I almost wish we were a culture of outrage. Perhaps then we’d be taking to the streets instead of burying ourselves in self-medication and isolation. Perhaps then we’d care enough to get involved in politics and force both political parties to pay more attention to our plight; hell, we might even get up enough concern that more than a small majority of us would even bother to vote.

My fear is not that we have created a culture of outrage but that we have created one of apathy and resignation. That we have collectively given up all hope of a positive future, certainly for ourselves but even for our children and grandchildren.

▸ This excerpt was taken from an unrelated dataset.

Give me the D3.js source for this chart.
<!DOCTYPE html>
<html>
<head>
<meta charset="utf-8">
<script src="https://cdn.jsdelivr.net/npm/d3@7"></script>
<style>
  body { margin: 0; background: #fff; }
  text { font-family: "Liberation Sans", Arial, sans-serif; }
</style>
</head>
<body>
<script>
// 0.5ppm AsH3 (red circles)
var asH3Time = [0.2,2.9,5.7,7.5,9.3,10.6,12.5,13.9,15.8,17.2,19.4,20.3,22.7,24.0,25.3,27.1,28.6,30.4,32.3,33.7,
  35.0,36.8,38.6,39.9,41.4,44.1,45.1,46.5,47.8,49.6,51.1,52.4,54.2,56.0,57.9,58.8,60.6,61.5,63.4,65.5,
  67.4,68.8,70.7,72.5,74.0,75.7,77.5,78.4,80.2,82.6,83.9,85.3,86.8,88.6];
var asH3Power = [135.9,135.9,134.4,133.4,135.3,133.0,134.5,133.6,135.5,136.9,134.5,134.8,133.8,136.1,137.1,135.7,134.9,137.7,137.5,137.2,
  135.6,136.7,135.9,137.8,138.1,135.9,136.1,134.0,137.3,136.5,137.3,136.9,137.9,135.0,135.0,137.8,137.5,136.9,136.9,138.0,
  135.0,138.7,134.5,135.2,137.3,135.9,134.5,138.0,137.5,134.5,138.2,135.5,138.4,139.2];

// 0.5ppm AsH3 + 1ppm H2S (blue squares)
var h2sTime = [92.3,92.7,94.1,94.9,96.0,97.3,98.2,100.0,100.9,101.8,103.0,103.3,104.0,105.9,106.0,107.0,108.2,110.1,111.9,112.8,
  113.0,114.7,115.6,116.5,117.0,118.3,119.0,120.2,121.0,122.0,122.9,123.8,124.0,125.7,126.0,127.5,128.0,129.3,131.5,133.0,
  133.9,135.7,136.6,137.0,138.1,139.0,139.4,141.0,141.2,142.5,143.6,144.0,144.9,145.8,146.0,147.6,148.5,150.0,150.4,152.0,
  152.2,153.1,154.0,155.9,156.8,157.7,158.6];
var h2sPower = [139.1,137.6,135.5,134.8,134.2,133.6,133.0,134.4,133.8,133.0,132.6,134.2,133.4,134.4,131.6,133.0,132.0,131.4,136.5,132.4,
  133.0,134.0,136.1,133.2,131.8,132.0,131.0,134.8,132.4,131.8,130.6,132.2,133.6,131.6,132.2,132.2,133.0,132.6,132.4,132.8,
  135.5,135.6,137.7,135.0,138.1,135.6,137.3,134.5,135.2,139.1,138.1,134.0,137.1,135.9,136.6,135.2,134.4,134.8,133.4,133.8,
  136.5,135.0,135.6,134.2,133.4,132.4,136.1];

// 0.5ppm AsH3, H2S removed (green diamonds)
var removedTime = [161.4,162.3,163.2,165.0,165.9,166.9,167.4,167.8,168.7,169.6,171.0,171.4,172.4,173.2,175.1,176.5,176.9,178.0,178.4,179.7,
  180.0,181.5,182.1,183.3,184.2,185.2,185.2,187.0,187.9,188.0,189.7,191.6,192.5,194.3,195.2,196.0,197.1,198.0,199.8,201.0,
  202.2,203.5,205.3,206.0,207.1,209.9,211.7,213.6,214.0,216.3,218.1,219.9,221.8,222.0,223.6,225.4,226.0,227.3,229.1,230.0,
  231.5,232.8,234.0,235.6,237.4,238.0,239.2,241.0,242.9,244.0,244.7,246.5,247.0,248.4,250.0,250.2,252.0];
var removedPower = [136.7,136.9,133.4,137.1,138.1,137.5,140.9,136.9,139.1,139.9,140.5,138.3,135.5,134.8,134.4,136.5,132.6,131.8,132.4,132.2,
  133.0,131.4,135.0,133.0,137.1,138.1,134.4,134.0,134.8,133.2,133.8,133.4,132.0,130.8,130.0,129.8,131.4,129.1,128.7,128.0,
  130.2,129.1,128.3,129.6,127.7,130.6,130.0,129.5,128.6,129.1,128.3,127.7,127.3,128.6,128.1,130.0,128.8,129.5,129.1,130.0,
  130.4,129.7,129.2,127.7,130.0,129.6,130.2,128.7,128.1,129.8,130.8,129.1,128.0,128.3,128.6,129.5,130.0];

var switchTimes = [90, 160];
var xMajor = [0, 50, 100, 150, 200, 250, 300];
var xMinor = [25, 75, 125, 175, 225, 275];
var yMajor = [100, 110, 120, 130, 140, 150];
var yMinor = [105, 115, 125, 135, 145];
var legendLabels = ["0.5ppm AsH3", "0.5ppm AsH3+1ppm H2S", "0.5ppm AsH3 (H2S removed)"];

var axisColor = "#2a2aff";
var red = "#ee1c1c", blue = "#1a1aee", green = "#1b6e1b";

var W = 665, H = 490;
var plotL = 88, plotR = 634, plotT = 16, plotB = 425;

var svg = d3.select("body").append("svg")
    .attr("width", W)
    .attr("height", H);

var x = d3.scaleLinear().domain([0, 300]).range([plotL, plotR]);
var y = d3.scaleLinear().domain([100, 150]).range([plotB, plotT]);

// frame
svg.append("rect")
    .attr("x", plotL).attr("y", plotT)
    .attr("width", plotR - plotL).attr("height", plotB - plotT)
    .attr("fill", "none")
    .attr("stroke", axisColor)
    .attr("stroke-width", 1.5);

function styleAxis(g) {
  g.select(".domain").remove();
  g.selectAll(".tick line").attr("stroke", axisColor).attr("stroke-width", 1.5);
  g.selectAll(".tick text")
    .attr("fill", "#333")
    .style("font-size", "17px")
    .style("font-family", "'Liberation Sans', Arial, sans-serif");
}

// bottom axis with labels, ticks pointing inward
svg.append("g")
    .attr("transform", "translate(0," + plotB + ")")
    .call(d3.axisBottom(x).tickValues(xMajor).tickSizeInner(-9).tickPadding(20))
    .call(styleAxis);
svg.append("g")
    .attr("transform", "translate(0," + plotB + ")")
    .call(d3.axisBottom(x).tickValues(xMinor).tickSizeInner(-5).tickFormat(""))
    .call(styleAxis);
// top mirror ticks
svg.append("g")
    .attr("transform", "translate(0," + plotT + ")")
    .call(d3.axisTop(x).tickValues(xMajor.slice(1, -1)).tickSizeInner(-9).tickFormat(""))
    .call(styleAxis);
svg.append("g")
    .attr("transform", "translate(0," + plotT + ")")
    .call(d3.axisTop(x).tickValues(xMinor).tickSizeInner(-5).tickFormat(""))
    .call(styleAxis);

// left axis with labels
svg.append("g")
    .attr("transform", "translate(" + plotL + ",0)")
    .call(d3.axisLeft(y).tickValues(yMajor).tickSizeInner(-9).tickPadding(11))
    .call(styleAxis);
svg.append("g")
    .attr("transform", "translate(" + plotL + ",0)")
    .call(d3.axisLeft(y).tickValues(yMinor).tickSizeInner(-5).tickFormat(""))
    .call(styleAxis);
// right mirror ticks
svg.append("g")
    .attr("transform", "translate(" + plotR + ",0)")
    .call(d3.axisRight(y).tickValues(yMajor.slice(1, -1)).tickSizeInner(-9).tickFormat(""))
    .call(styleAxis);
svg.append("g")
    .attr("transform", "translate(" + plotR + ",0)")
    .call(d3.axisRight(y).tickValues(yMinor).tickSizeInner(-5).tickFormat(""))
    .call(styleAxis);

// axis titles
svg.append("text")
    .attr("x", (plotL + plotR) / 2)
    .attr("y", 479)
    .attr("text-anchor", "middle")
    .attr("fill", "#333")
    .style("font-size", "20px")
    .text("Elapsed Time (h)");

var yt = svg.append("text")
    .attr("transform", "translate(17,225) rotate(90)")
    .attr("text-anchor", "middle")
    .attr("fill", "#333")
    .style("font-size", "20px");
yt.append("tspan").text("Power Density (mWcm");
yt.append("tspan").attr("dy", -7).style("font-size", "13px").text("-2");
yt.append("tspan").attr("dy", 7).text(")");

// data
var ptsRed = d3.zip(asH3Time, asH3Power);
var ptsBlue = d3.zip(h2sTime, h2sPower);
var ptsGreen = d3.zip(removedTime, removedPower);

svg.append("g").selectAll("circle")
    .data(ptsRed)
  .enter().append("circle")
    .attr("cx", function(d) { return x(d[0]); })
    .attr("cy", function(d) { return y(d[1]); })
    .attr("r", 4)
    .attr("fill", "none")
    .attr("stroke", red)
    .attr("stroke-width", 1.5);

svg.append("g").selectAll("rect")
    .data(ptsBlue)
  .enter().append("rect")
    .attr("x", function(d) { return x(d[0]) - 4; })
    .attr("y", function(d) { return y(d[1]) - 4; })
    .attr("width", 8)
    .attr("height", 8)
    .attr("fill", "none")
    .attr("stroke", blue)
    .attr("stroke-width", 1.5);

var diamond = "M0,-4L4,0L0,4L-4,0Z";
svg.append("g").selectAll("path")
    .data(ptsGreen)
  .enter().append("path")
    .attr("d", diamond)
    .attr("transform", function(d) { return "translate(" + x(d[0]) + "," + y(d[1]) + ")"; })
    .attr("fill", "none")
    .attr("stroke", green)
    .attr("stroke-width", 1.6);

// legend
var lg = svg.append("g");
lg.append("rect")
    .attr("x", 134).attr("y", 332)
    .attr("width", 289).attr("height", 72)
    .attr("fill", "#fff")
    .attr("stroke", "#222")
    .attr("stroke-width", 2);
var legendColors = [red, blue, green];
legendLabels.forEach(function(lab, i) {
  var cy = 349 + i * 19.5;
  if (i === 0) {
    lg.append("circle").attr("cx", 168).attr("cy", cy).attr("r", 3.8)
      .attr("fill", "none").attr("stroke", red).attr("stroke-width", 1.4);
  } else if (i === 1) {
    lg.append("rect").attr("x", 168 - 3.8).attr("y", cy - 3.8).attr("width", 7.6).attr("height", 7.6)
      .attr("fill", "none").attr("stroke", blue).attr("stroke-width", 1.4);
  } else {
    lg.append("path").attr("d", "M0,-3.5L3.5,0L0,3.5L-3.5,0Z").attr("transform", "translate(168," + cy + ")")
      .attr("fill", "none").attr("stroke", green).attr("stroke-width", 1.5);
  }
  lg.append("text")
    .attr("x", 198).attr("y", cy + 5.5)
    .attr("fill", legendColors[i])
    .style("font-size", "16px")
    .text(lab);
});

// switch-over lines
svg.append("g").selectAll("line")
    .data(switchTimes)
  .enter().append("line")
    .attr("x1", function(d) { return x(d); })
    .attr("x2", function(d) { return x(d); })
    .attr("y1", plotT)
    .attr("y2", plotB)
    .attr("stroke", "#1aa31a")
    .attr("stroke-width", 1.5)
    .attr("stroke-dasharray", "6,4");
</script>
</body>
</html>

I am optimistic. I truly believe that we can and will reach a tipping point of enlightened souls who will wake up together and discover a better, more loving and cooperative and supportive way to live together. That we can and will create a culture of sharing, giving and cooperation. That I will live to see the day when greed is overcome by generosity and the greedy are shamed by the meek. Perhaps we won’t need outrage, won’t need people to take to the streets in protest, won’t need a revolution in our streets.

At least, I pray daily that this is so and I hold a space for it to become our common Truth.